Aún recuerdo la mirada de agradecimiento de aquellos perros. Hacía tiempo que no salían de la jaula y les costaba moverse. Días más tarde, el hombre permitió que los lleváramos al veterinario, donde los bañaron, los vacunaron y les pusieron el chip. Nunca habían estado en el veterinario, todo era nuevo para ellos. Y, por fin, al cabo de unas semanas, ocurrió el milagro. El hombre me dijo que me los vendía.
Al galgo enseguida lo adoptaron, pero el gos d´atura, que era una hembra, como ya tenía 10 años y estaba casi ciega, nadie la quería. Así que decidí llevármela a casa conmigo.
Ahora hace ya dos meses que Maca murió, y desde hacía cuatro ya sabía que ese terrible momento llegaría, pero no era consciente de la tremenda tristeza que podía llegar a sentir. Cuando entro en casa y no la veo, me invade una gran tristeza. Sólo me consuela pensar que durante los cinco años que vivió conmigo, mi perra fue muy querida por todos.
Quien convive con un animal conoce el vínculo que se establece entre ambos. El dolor no va asociado a quien se pierde, si no a la relación que se ha establecido entre los dos. Un perro te enseña el valor de la vida, pero también lo duro que es aceptar la muerte.
Nunca entenderé el motivo del maltrato, desamparo o negligencia hacia los animales.
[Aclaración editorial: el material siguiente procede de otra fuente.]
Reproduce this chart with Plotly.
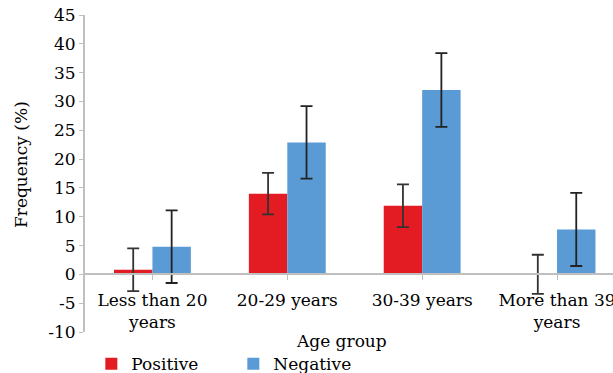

Lamentablemente, el abuso hacia los animales, sigue siendo un problema en nuestro país. Pero del mismo modo que hay personas crueles, también hay otras que luchan por su protección y sus derechos. Y para que esta lucha adquiera fuerza y mayor arraigo es importante que la gente denuncie a los maltratadores con el fin de que se apliquen las sanciones correspondientes. Esperemos que las nuevas leyes de protección animal comporten mayores sanciones y penas mucho más duras que las actuales para quien maltrata a un animal.